▶ Data entries
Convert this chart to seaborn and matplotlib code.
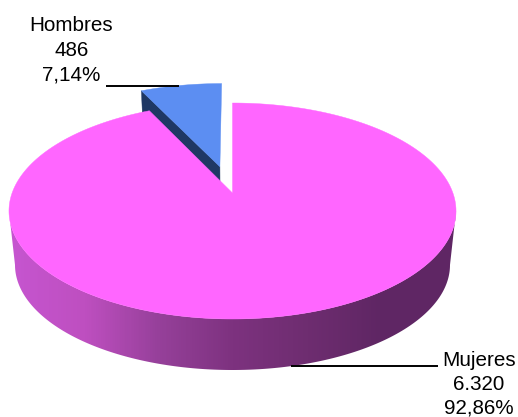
import numpy as np
import matplotlib
matplotlib.use("Agg")
import matplotlib.pyplot as plt
from matplotlib.patches import Polygon
import seaborn as sns

# datos
categorias = ["Hombres", "Mujeres"]
valores = [486, 6320]
etiquetas_valor = ["486", "6.320"]
etiquetas_pct = ["7,14%", "92,86%"]
separacion = [0.268, 0]

sns.set_theme(style="white")
plt.rcParams["font.family"] = ["Liberation Sans", "DejaVu Sans"]

ROSA = "#FF66FF"
AZUL = "#5C8EF2"
AZUL_OSCURO = "#1F3864"

# proyeccion del disco (radio 1) a pixeles de la imagen
CX, CY = 232.5, 193
A, B, K = 105, 220.4, 1 / 6
ALTO, ESCALA = 54.4, 0.973


def proyectar(u, v, abajo=False):
    d = 1 + K * v
    s = ESCALA if abajo else 1
    y0 = CY + ALTO if abajo else CY
    return CX + s * B * u / d, y0 - s * A * v / d


def contorno(w, n=200):
    t = np.radians(np.linspace(w.theta1, w.theta2, n))
    u = np.r_[w.center[0], w.center[0] + w.r * np.cos(t)]
    v = np.r_[w.center[1], w.center[1] + w.r * np.sin(t)]
    return u, v


fig = plt.figure(figsize=(5.18, 4.17), dpi=100)
ax = fig.add_axes([0, 0, 1, 1])

# los angulos salen del pie de matplotlib; luego se dibuja en perspectiva
wedges, _ = ax.pie(valores, explode=separacion, startangle=90)
for w in wedges:
    w.remove()
hombres, mujeres = wedges

# Hombres: cara lateral y cara superior
u, v = contorno(hombres)
x, y = proyectar(u, v)
xb, yb = proyectar(u, v, abajo=True)
cara = np.c_[np.r_[x[0], x[-1], xb[-1], xb[0]], np.r_[y[0], y[-1], yb[-1], yb[0]]]
ax.add_patch(Polygon(cara, fc=AZUL_OSCURO, ec=AZUL_OSCURO, lw=0.3))
ax.add_patch(Polygon(np.c_[x, y], fc=AZUL, ec=AZUL, lw=0.3))

# Mujeres: borde con degradado recortado a la banda frontal
cmap = sns.blend_palette(["#C655D0", "#BE4FC0", "#96409A", "#7D327F", "#6E2D70", "#5F2664", "#5F2664"], as_cmap=True)
t = np.radians(np.linspace(189.6, 350.4, 300))
xa, ya = proyectar(np.cos(t), np.sin(t))
xc, yc = proyectar(np.cos(t), np.sin(t), abajo=True)
banda = Polygon(np.c_[np.r_[xa, xc[::-1]], np.r_[ya, yc[::-1]]], fc="none", ec="none", transform=ax.transData)
ax.add_patch(banda)
grad = ax.imshow(np.linspace(0, 1, 447)[None, :], cmap=cmap, extent=(10, 457, 375, 200), aspect="auto", zorder=0.5)
grad.set_clip_path(banda)

u, v = contorno(mujeres, 500)
x, y = proyectar(u, v)
ax.add_patch(Polygon(np.c_[x, y], fc=ROSA, ec=ROSA, lw=0.3, zorder=1.5))

ax.set_aspect("auto")
ax.set_xlim(0, 518)
ax.set_ylim(417, 0)
ax.axis("off")

# lineas guia
ax.plot([106, 179], [85.7, 85.7], color="black", lw=1.4, solid_capstyle="butt", zorder=3)
ax.plot([291, 438], [365.7, 365.7], color="black", lw=1.4, solid_capstyle="butt", zorder=3)

# etiquetas
posiciones = [(71.5, [31, 55.5, 80]), (479, [366, 390.5, 413.5])]
for i, (px, ys) in enumerate(posiciones):
    lineas = [categorias[i], etiquetas_valor[i], etiquetas_pct[i]]
    for yy, txt in zip(ys, lineas):
        ax.text(px, yy, txt, ha="center", va="baseline", fontsize=14.9, color="black")

fig.savefig("out.png", dpi=100)
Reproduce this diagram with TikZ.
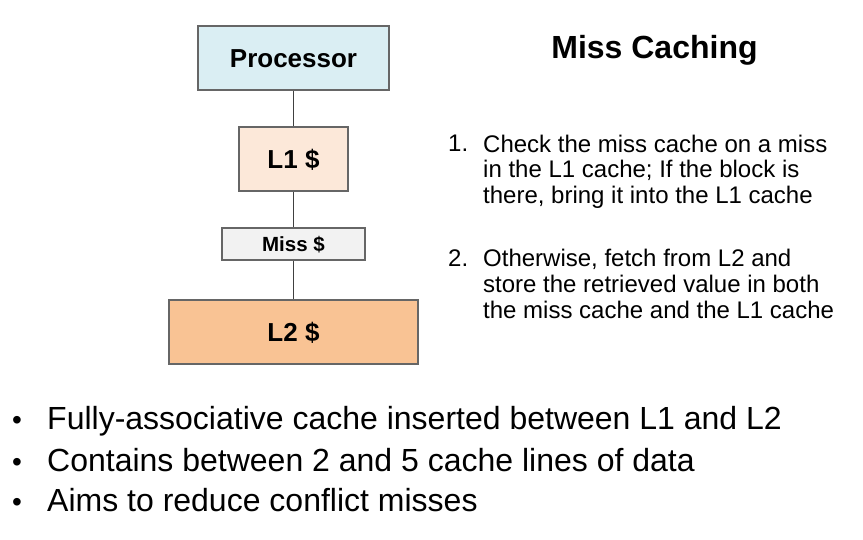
\documentclass[tikz,border=0pt]{standalone}
\usepackage{fontspec}
\setmainfont{Liberation Sans}
\usetikzlibrary{shadows}

\definecolor{procfill}{HTML}{DAEEF3}
\definecolor{lonefill}{HTML}{FCE8D9}
\definecolor{missfill}{HTML}{F2F2F2}
\definecolor{ltwofill}{HTML}{F9C394}
\definecolor{boxline}{HTML}{666666}

\begin{document}
\begin{tikzpicture}[x=1pt,y=-1pt,
    cb/.style={rectangle,draw=boxline,line width=1.3pt,inner sep=0pt,
        drop shadow={shadow xshift=1pt,shadow yshift=-1pt,opacity=.35},
        font=\bfseries\fontsize{26}{30}\selectfont,text height=18.6pt,text depth=0pt},
    ln/.style={draw=black!75,line width=0.8pt},
    tx/.style={inner sep=0pt,anchor=base west}]
    \useasboundingbox (0,0) rectangle (863,540);

    \node[cb,fill=procfill,minimum width=191pt,minimum height=64pt] (proc) at (293.5,58) {Processor};
    \node[cb,fill=lonefill,minimum width=109pt,minimum height=64pt] (lone) at (293.5,159) {L1 \$};
    \node[cb,fill=missfill,minimum width=143pt,minimum height=32pt,
        font=\bfseries\fontsize{20.5}{24}\selectfont,text height=14.7pt] (miss) at (293.5,244) {Miss \$};
    \node[cb,fill=ltwofill,minimum width=249pt,minimum height=64pt] (ltwo) at (293.5,332) {L2 \$};

    \path[ln] (proc) -- (lone);
    \path[ln] (lone) -- (miss);
    \path[ln] (miss) -- (ltwo);

    \node[inner sep=0pt,anchor=base,font=\bfseries\fontsize{32}{36}\selectfont] (title) at (654.5,59) {Miss Caching};

    \begin{scope}[font=\fontsize{24}{25.7}\selectfont]
        \node[tx] (n1) at (448,152) {1.};
        \node[inner sep=0pt,anchor=north west,align=left] (s1) at (483,134)
            {\strut Check the miss cache on a miss\\in the L1 cache; If the block is\\there, bring it into the L1 cache};
        \node[tx] (n2) at (448,266.7) {2.};
        \node[inner sep=0pt,anchor=north west,align=left] (s2) at (483,248.7)
            {\strut Otherwise, fetch from L2 and\\store the retrieved value in both\\the miss cache and the L1 cache};
    \end{scope}

    \begin{scope}[font=\fontsize{32}{36}\selectfont]
        \node[inner sep=0pt,anchor=base] (b1) at (17,429.3) {\fontsize{28}{30}\selectfont •};
        \node[tx] (t1) at (47,429.3) {Fully-associative cache inserted between L1 and L2};
        \node[inner sep=0pt,anchor=base] (b2) at (17,471) {\fontsize{28}{30}\selectfont •};
        \node[tx] (t2) at (47,471) {Contains between 2 and 5 cache lines of data};
        \node[inner sep=0pt,anchor=base] (b3) at (17,511.7) {\fontsize{28}{30}\selectfont •};
        \node[tx] (t3) at (47,511.7) {Aims to reduce conflict misses};
    \end{scope}
\end{tikzpicture}
\end{document}
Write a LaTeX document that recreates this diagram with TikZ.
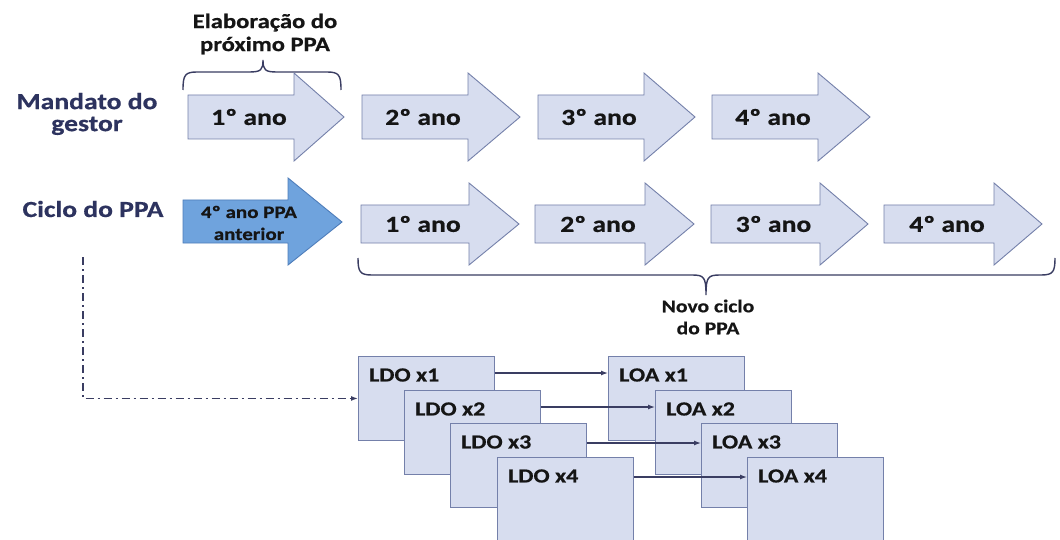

▶ Exercise description
Every line from the top of the entries through the line that holds "separacion = [0.268, 0]" is to be quoted exactly, please, and nothing else; omit the pictures.

▶ Result for this exercise
Convert this chart to seaborn and matplotlib code.
import numpy as np
import matplotlib
matplotlib.use("Agg")
import matplotlib.pyplot as plt
from matplotlib.patches import Polygon
import seaborn as sns

# datos
categorias = ["Hombres", "Mujeres"]
valores = [486, 6320]
etiquetas_valor = ["486", "6.320"]
etiquetas_pct = ["7,14%", "92,86%"]
separacion = [0.268, 0]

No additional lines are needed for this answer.